Die Möglichkeit zur Aufklärung nutzt Wörner nicht. Jedenfalls können wir Ihnen keine Antwort der MVG präsentieren. Nichtsdestotrotz stellen wir die MVG-Drohung auf den Prüfstand und werfen dazu einen Blick in § 92 Abs. 1 VVG: „Nach dem Eintritt des Versicherungsfalles kann jede Vertragspartei das Versicherungsverhältnis kündigen.“ Wenn aber nach Auffassung der MVG gar kein Versicherungsfall vorliegt, wie soll sich daraus das schadenbedingte Kündigungsrecht ergeben? Wir haben in den VVG-Kommentar Looscheders/Pohlmann (2010) geschaut: „Eine Kündigung ist nach Eintritt des Versicherungsfalls – d.h. nach Verwirklichung einer versicherten Gefahr für die versicherte Sache am Versicherungsort – möglich.“ Weiter heißt es Kulanzzahlungen: „Leistet der Versicherer ohne Anerkennung einer Rechtspflicht und Auseinandersetzungen, scheidet ein Kündigungsrecht aus (…)“ Fachanwältin für Versicherungsrecht Kathrin Pagel, Partnerin der Kanzlei Michaelis Rechtsanwälte, erläutert auf ‚vt‘-Anfrage das Kündigungsrecht:

„Die Kündigungsberechtigung des § 92 VVG setzt den ‚Eintritt des Versicherungsfalls‘ voraus. Das bedeutet im Gegenzug, wenn der Versicherungsfall nicht eingetreten wäre, ist jedenfalls die Kündigung innerhalb der Frist von einem Monat nach dem Versicherungsfall nicht möglich.“  Pagel weist darauf hin, „das bedeutet aber nicht, dass der Versicherer grundsätzlich nicht kündigen dürfte. Beruft der Versicherer sich aber ausdrücklich auf § 92 VVG, ist diese Kündigungsmöglichkeit wohl ausgeschlossen. Eine Kündigung zum Ende der Versicherungsperiode wäre hingegen grundsätzlich möglich. In dem verbleibenden versicherten Zeitraum eintretende neue Versicherungsfälle wären weiterhin versichert. Stellt sich jedoch heraus, dass entgegen der Annahme des Versicherers ein Versicherungsfall gegeben war, kommt es zu spannenden Folgefragen.“ Die Fachanwältin betont: „Ein Versicherer darf sich meines Erachtens dann nicht auf eine Kündigung gemäß § 92 VVG berufen, wenn er gleichzeitig den Eintritt des Versicherungsfalles verneint.“ Die BSV-Problematik wie Nichtzahlung bei Allgemeinverfügungen stellt die Gesamtbranche mit Versicherern und Vermittlern ebenso wie die Kundenbeziehungen ohnehin auf eine Belastungsprobe.

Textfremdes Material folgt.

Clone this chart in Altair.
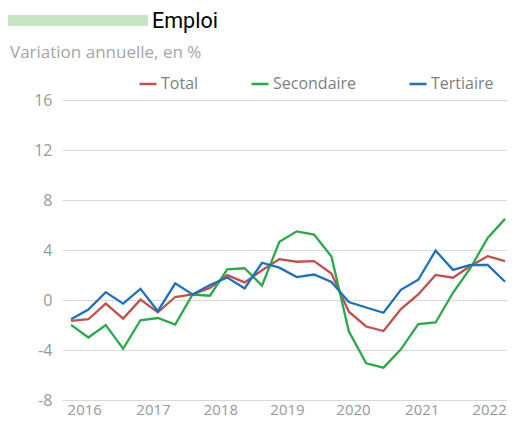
import altair as alt
import pandas as pd

quarters = [
    "2016-T1", "2016-T2", "2016-T3", "2016-T4",
    "2017-T1", "2017-T2", "2017-T3", "2017-T4",
    "2018-T1", "2018-T2", "2018-T3", "2018-T4",
    "2019-T1", "2019-T2", "2019-T3", "2019-T4",
    "2020-T1", "2020-T2", "2020-T3", "2020-T4",
    "2021-T1", "2021-T2", "2021-T3", "2021-T4",
    "2022-T1", "2022-T2",
]
total = [-1.67, -1.54, -0.29, -1.49, 0.03, -0.99, 0.24, 0.44, 0.97, 1.99, 1.41, 2.38,
         3.27, 3.06, 3.11, 2.12, -0.94, -2.12, -2.48, -0.73, 0.44, 2.01, 1.78, 2.72,
         3.50, 3.11]
secondaire = [-1.99, -3.00, -2.01, -3.90, -1.62, -1.44, -1.96, 0.44, 0.34, 2.46, 2.54, 1.15,
              4.65, 5.49, 5.23, 3.48, -2.51, -5.07, -5.41, -3.95, -1.93, -1.80, 0.58, 2.54,
              4.97, 6.49]
tertiaire = [-1.54, -0.76, 0.63, -0.29, 0.89, -0.89, 1.33, 0.44, 1.20, 1.80, 0.92, 2.98,
             2.59, 1.83, 2.04, 1.44, -0.16, -0.60, -1.02, 0.81, 1.62, 3.95, 2.41, 2.80,
             2.80, 1.46]
series_names = ["Total", "Secondaire", "Tertiaire"]
series_colors = ["#C0504D", "#2BA84A", "#1F6FBA"]
year_labels = ["2016", "2017", "2018", "2019", "2020", "2021", "2022"]
year_label_pos = [2016.19, 2017.18, 2018.15, 2019.11, 2020.06, 2021.05, 2022.02]
y_ticks = [-8, -4, 0, 4, 8, 12, 16]

def tpos(q):
    y, t = q.split("-T")
    return int(y) + (int(t) - 1) / 4

rows = []
for name, vals in zip(series_names, [total, secondaire, tertiaire]):
    for q, v in zip(quarters, vals):
        rows.append({"trimestre": q, "t": tpos(q), "serie": name, "valeur": v})
df = pd.DataFrame(rows)

color = alt.Color(
    "serie:N",
    scale=alt.Scale(domain=series_names, range=series_colors),
    legend=alt.Legend(
        title=None, orient="none", legendX=76, legendY=-26, direction="horizontal",
        symbolType="stroke", symbolSize=289, symbolStrokeWidth=2.5,
        labelFontSize=16, labelColor="#808080", labelFont="Open Sans",
        columnPadding=47, labelOffset=3,
    ),
)

x = alt.X(
    "t:Q",
    scale=alt.Scale(domain=[2015.870, 2022.278], nice=False, zero=False),
    axis=alt.Axis(
        title=None, values=year_label_pos, labelExpr="floor(datum.value)",
        grid=False, ticks=False, domain=False, labelFontSize=15, labelColor="#999999",
        labelFont="Open Sans", labelPadding=14, labelBaseline="alphabetic",
    ),
)
y = alt.Y(
    "valeur:Q",
    scale=alt.Scale(domain=[-8, 16], nice=False),
    axis=alt.Axis(
        title=None, values=y_ticks, grid=True, gridColor="#d9d9d9", gridWidth=1,
        ticks=False, domain=False, labelFontSize=16, labelColor="#999999",
        labelFont="Open Sans", labelPadding=10,
        labelExpr="datum.value < 0 ? '-' + abs(datum.value) : '' + datum.value",
    ),
)

base = alt.Chart(df)
lines = [
    base.transform_filter(alt.datum.serie == s)
    .mark_line(strokeWidth=2.3)
    .encode(x=x, y=y, color=color)
    for s in series_names
]

bar = alt.Chart(pd.DataFrame({"a": [0]})).mark_rect(color="#C6E6C6").encode(
    x=alt.value(-54), x2=alt.value(86), y=alt.value(-85), y2=alt.value(-74)
)
title = alt.Chart(pd.DataFrame({"txt": ["Emploi"]})).mark_text(
    align="left", baseline="alphabetic", fontSize=21.5, font="Roboto",
    fontWeight="normal", color="#000000"
).encode(text="txt:N", x=alt.value(90), y=alt.value(-72))
subtitle = alt.Chart(pd.DataFrame({"txt": ["Variation annuelle, en %"]})).mark_text(
    align="left", baseline="alphabetic", fontSize=17, font="Open Sans",
    color="#A6A6A6"
).encode(text="txt:N", x=alt.value(-52), y=alt.value(-42))

chart = alt.layer(*lines, bar, title, subtitle).properties(
    width=445, height=300,
    autosize=alt.AutoSizeParams(type="none"),
    padding={"left": 54, "top": 92, "right": 0, "bottom": 19},
).configure_view(stroke=None)

chart.save("out.html", embed_options={"renderer": "svg", "actions": False})
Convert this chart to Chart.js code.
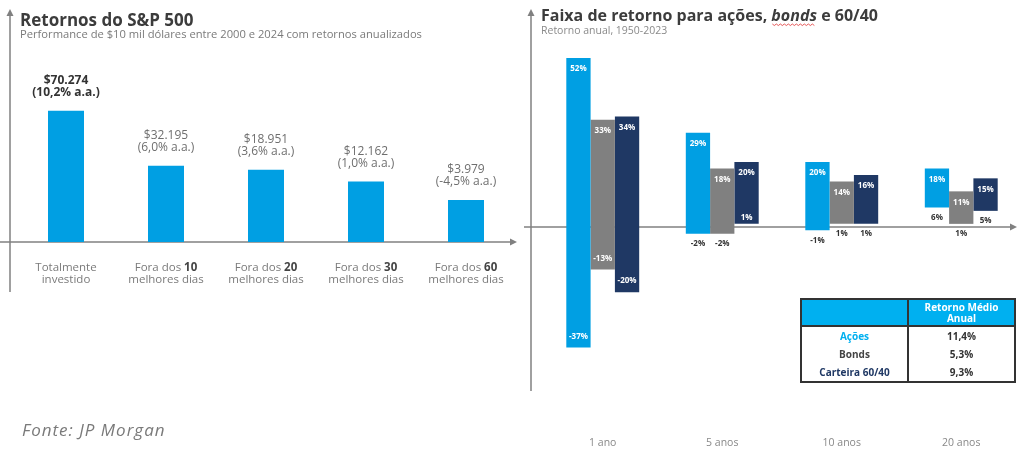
<!DOCTYPE html>
<html>
<head>
<meta charset="utf-8">
<script src="https://cdn.jsdelivr.net/npm/chart.js"></script>
<style>
  body { margin: 0; background: #fff; width: 1023px; height: 454px; overflow: hidden; position: relative; }
  canvas { position: absolute; top: 0; }
  #left { left: 0; }
  #right { left: 520px; }
  #tbl { position: absolute; left: 800px; top: 298px; width: 216px; border-collapse: collapse;
         font-family: "Open Sans", sans-serif; font-weight: 700; font-size: 10px; border: 2px solid #333; }
  #tbl td { width: 50%; text-align: center; padding: 0; line-height: 11px; }
  #tbl tr.head td { background: #00b0f0; color: #fff; height: 25px; border-bottom: 2px solid #333; }
  #tbl tr.body td { height: 18px; }
  #tbl td:first-child { border-right: 2px solid #333; }
</style>
</head>
<body>
<canvas id="left" width="520" height="454"></canvas>
<canvas id="right" width="503" height="454"></canvas>
<table id="tbl"></table>
<script>
const FONT = '"Open Sans", sans-serif'

// left chart: S&P 500 returns
const leftCategories = [['Totalmente', 'investido'], ['Fora dos 10', 'melhores dias'], ['Fora dos 20', 'melhores dias'], ['Fora dos 30', 'melhores dias'], ['Fora dos 60', 'melhores dias']]
const leftBarHeights = [100, 58, 55, 46, 32]
const leftAmounts = ['$70.274', '$32.195', '$18.951', '$12.162', '$3.979']
const leftRates = ['(10,2% a.a.)', '(6,0% a.a.)', '(3,6% a.a.)', '(1,0% a.a.)', '(-4,5% a.a.)']

// right chart: return ranges
const periods = ['1 ano', '5 anos', '10 anos', '20 anos']
const acoesMax = [52, 29, 20, 18]
const acoesMin = [-37, -2, -1, 6]
const bondsMax = [33, 18, 14, 11]
const bondsMin = [-13, -2, 1, 1]
const carteiraMax = [34, 20, 16, 15]
const carteiraMin = [-20, 1, 1, 5]

// table
const tableHeader = ['Retorno Médio', 'Anual']
const tableRows = ['Ações', 'Bonds', 'Carteira 60/40']
const tableValues = ['11,4%', '5,3%', '9,3%']

const BLUE = '#009fe3'
const GRAY = '#808080'
const NAVY = '#1f3864'
const AXIS = '#808080'

function arrowLine(ctx, x1, y1, x2, y2) {
  ctx.save()
  ctx.strokeStyle = AXIS
  ctx.fillStyle = AXIS
  ctx.lineWidth = 1.5
  ctx.beginPath()
  ctx.moveTo(x1, y1)
  ctx.lineTo(x2, y2)
  ctx.stroke()
  const a = Math.atan2(y2 - y1, x2 - x1)
  ctx.beginPath()
  ctx.moveTo(x2 + Math.cos(a) * 3, y2 + Math.sin(a) * 3)
  ctx.lineTo(x2 - Math.cos(a) * 4 - Math.sin(a) * 3.5, y2 - Math.sin(a) * 4 + Math.cos(a) * 3.5)
  ctx.lineTo(x2 - Math.cos(a) * 4 + Math.sin(a) * 3.5, y2 - Math.sin(a) * 4 - Math.cos(a) * 3.5)
  ctx.closePath()
  ctx.fill()
  ctx.restore()
}

const leftDecor = {
  id: 'leftDecor',
  beforeDatasetsDraw(chart) {
    const { ctx, chartArea, scales } = chart
    const base = scales.y.getPixelForValue(0)
    arrowLine(ctx, chartArea.left - 6, base + 50, chartArea.left - 6, 12)
    arrowLine(ctx, 0, base, chartArea.right - 2, base)
  },
  afterDatasetsDraw(chart) {
    const { ctx, scales } = chart
    const base = scales.y.getPixelForValue(0)
    ctx.save()
    ctx.textAlign = 'left'
    ctx.textBaseline = 'alphabetic'
    ctx.fillStyle = '#3c3c3c'
    ctx.font = `bold 17px ${FONT}`
    ctx.fillText('Retornos do S&P 500', 20, 26)
    ctx.fillStyle = '#7a7a7a'
    ctx.font = `11.2px ${FONT}`
    ctx.fillText('Performance de $10 mil dólares entre 2000 e 2024 com retornos anualizados', 20, 38)
    ctx.font = `italic 17px ${FONT}`
    ctx.letterSpacing = '1px'
    ctx.fillText('Fonte: JP Morgan', 22, 436)
    ctx.letterSpacing = '0px'

    ctx.textAlign = 'center'
    leftBarHeights.forEach((v, i) => {
      const x = scales.x.getPixelForValue(i)
      const top = scales.y.getPixelForValue(v)
      ctx.fillStyle = i === 0 ? '#333' : '#6e6e6e'
      ctx.font = `${i === 0 ? 'bold ' : ''}12px ${FONT}`
      ctx.fillText(leftAmounts[i], x, top - 27)
      ctx.fillText(leftRates[i], x, top - 15)

      leftCategories[i].forEach((line, k) => {
        const parts = line.split(/(\d+)/).filter(s => s)
        const fonts = parts.map(p => /\d/.test(p) ? `bold 11.5px ${FONT}` : `11.5px ${FONT}`)
        let w = 0
        parts.forEach((p, j) => { ctx.font = fonts[j]; w += ctx.measureText(p).width })
        let cx = x - w / 2
        ctx.textAlign = 'left'
        parts.forEach((p, j) => {
          ctx.font = fonts[j]
          ctx.fillStyle = /\d/.test(p) ? '#444' : '#7a7a7a'
          ctx.fillText(p, cx, base + 29 + k * 12)
          cx += ctx.measureText(p).width
        })
        ctx.textAlign = 'center'
      })
    })
    ctx.restore()
  }
}

new Chart(document.getElementById('left'), {
  type: 'bar',
  data: {
    labels: leftCategories.map(c => c.join(' ')),
    datasets: [{ data: leftBarHeights, backgroundColor: BLUE, barPercentage: 0.36, categoryPercentage: 1 }]
  },
  options: {
    responsive: false,
    animation: false,
    layout: { padding: { left: 16, right: 4, top: 45, bottom: 212 } },
    plugins: { legend: { display: false }, tooltip: { enabled: false } },
    scales: {
      x: { display: false },
      y: { display: false, min: 0, max: 150 }
    }
  },
  plugins: [leftDecor]
})

const insideLow = { '2-1': true }

const rightDecor = {
  id: 'rightDecor',
  beforeDatasetsDraw(chart) {
    const { ctx, chartArea, scales } = chart
    const zero = scales.y.getPixelForValue(0)
    arrowLine(ctx, chartArea.left - 12, zero + 164, chartArea.left - 12, 12)
    arrowLine(ctx, chartArea.left - 19, zero, chartArea.right - 7, zero)
  },
  afterDatasetsDraw(chart) {
    const { ctx, scales } = chart
    ctx.save()
    ctx.textBaseline = 'alphabetic'
    ctx.textAlign = 'left'
    ctx.fillStyle = '#3c3c3c'
    let x = 21
    const seg = [['Faixa de retorno para ações, ', 'bold'], ['bonds', 'italic bold'], [' e 60/40', 'bold']]
    seg.forEach(([t, f]) => {
      ctx.font = `${f} 16px ${FONT}`
      const w = ctx.measureText(t).width
      ctx.fillText(t, x, 21)
      if (f.includes('italic')) {
        ctx.strokeStyle = '#e03030'
        ctx.lineWidth = 0.8
        ctx.beginPath()
        for (let px = x + 1; px <= x + w - 1; px += 2) {
          const py = 24 + ((px - x) % 4 < 2 ? 0 : 1.5)
          px === x + 1 ? ctx.moveTo(px, py) : ctx.lineTo(px, py)
        }
        ctx.stroke()
      }
      x += w
    })
    ctx.fillStyle = '#8a8a8a'
    ctx.font = `10.5px ${FONT}`
    ctx.fillText('Retorno anual, 1950-2023', 21, 34)

    ctx.textAlign = 'center'
    ctx.font = `10.5px ${FONT}`
    ctx.fillStyle = '#888'
    periods.forEach((p, i) => ctx.fillText(p, scales.x.getPixelForValue(i), 446))

    ctx.textBaseline = 'middle'
    ctx.font = `bold 8px ${FONT}`
    chart.data.datasets.forEach((ds, d) => {
      chart.getDatasetMeta(d).data.forEach((bar, i) => {
        const [lo, hi] = ds.data[i]
        const top = scales.y.getPixelForValue(hi)
        const bottom = scales.y.getPixelForValue(lo)
        ctx.fillStyle = '#fff'
        ctx.fillText(hi + '%', bar.x, top + 11)
        if (lo <= -10 || insideLow[d + '-' + i]) {
          ctx.fillStyle = '#fff'
          ctx.fillText(lo + '%', bar.x, bottom - (lo < 0 ? 11 : 6))
        } else {
          ctx.fillStyle = '#333'
          ctx.fillText(lo + '%', bar.x, bottom + 10)
        }
      })
    })
    ctx.restore()
  }
}

const range = (lo, hi) => lo.map((v, i) => [v, hi[i]])

new Chart(document.getElementById('right'), {
  type: 'bar',
  data: {
    labels: periods,
    datasets: [
      { label: 'Ações', data: range(acoesMin, acoesMax), backgroundColor: BLUE },
      { label: 'Bonds', data: range(bondsMin, bondsMax), backgroundColor: GRAY },
      { label: 'Carteira 60/40', data: range(carteiraMin, carteiraMax), backgroundColor: NAVY }
    ]
  },
  options: {
    responsive: false,
    animation: false,
    datasets: { bar: { barPercentage: 1, categoryPercentage: 0.61, borderSkipped: false } },
    layout: { padding: { left: 23, right: 2, top: 32, bottom: 22 } },
    plugins: { legend: { display: false }, tooltip: { enabled: false } },
    scales: {
      x: { display: false },
      y: { display: false, min: -63, max: 60 }
    }
  },
  plugins: [rightDecor]
})

// table
const tbl = document.getElementById('tbl')
const rowColors = ['#00b0f0', '#444', NAVY]
let html = `<tr class="head"><td></td><td>${tableHeader.join('<br>')}</td></tr>`
tableRows.forEach((r, i) => {
  html += `<tr class="body"><td style="color:${rowColors[i]}">${r}</td><td style="color:#333">${tableValues[i]}</td></tr>`
})
tbl.innerHTML = html
</script>
</body>
</html>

Einzelne Versicherer toppen das aber sogar noch, indem sie kurze Fristen setzen für die Annahme der sogenannten Kulanzangebote, oder indem sie die 15 % der ‚bayerischen Empfehlung‘ unterschreiten. Die Mannheimer fügt ein weiteres negatives Kapitel hinzu, wenn sie Kunden mit der schadenbedingten Kündigung droht, wenn diese eine Kulanzvereinbarung nicht unterzeichnen. Eine Rechtsgrundlage dafür ist nicht ersichtlich. Oder hat die Mannheimer versucht, Versicherungsmakler, die diese (Falsch-)Information „unbedingt beachten“ sollen, vor den Karren zu spannen, damit diese Druck auf den VN im Sinne Unterzeichnung der Vereinbarung ausüben? Unsere Frage an MVG-Vorstand Wörner, welche Folgen dieser Vorgehensweise die Mannheimer seitens freier Vermittler bzgl. weiterer Zusammenarbeit erwartet, blieb ohne Antwort.

‚vt‘-Fazit: ll Lassen Sie sich als Versicherungsmakler mit fehlerhaften Versicherer-Informationen nicht ins Bockshorn jagen. Versicherungsmakler haben im Lager des Kunden zu stehen, sie sind nicht Handlanger für Versicherer ll Die Mannheimer sollte die Falschinformation zurückziehen und sich bei Versicherungsmaklern für die rechtlich unhaltbare ‚Anweisung‘ entschuldigen.